Subject: Re: [Amps] How to Bypass TR circuitry in Alpha 86
From: Mark - N5OT <>
Date: Thu, 13 Feb 2020 07:32:26 -0600
List-post: <>
Hi Paul, nice to hear from you.  Yeah, I have followed that design modification philosophy about my amp, and used a lot of Alphas.  Interesting that QSK was such an end-all goal back in the days before using two radios at the same time, where, overnight, QSK became completely unnecessary.  I have not used QSK for many years.  Which as far as I can tell, renders the Alpha PIN diode design as a completely unnecessary risk when a relay would do fine like in the old days.  I don't mind hearing the sound of changing from receive to transmit and vice-vera. Something like that kerchunk makes me feel like I am not dead. Like blood still courses through my aging veins.

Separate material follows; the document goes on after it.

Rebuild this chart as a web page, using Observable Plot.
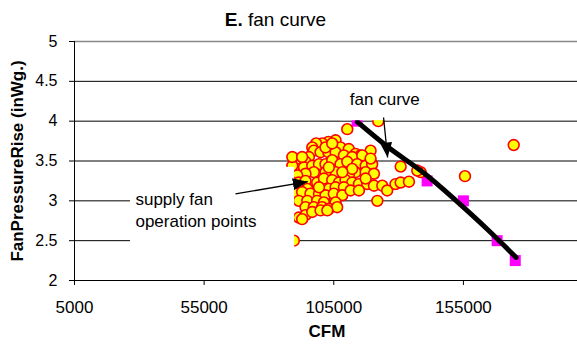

So not sure what to do.  It's a great AMP as far as taking my drive power and making it bigger.  That's all I really need it to do.  All the fancy full break-in stuff is unnecessary and it gripes me that it's what's stopping me from using what is otherwise a great AMP.  I would like to just side-step all of it and use the amp to amplify.  I no longer need to hear between code elements.

It seems like the kind of thing where you could clip a couple wires and put in a jumper and go back to making QSOs.  Easier still, just put it in permanent "transmit" mode since I have this fancy external TR switch.

It seems.  This amp is all-of-a-sudden way too fancy for me.

73 - Mark N5OT

On 2/13/2020 7:03 AM, Paul Christensen wrote:

You may have already seen this link that discusses replacement of the Alpha 
86's PIN T/R circuit with a pair of vacuum relays:

The Alpha 86 went through three evolutionary production changes and to the best of my 
knowledge, Alpha didn’t publish these changes in later owner's manuals.  
Ultimately, the fourth 86 iteration became the Alpha 89.

The primary change relates to the addition of high-voltage bias on the receive 
PIN diodes.  Late 86 models have extra PC boards.  This change, together with 
the pre-existing high-speed SWR protection circuit helped but did not eliminate 
all high SWR PIN failures.

In my opinion, Alpha didn't have a complete grasp on the protection problem 
until the late '90s when the last PIN circuit updates went into 87A and 89 
production.  Post Y2K 87A models seem to have very stable T/R circuits.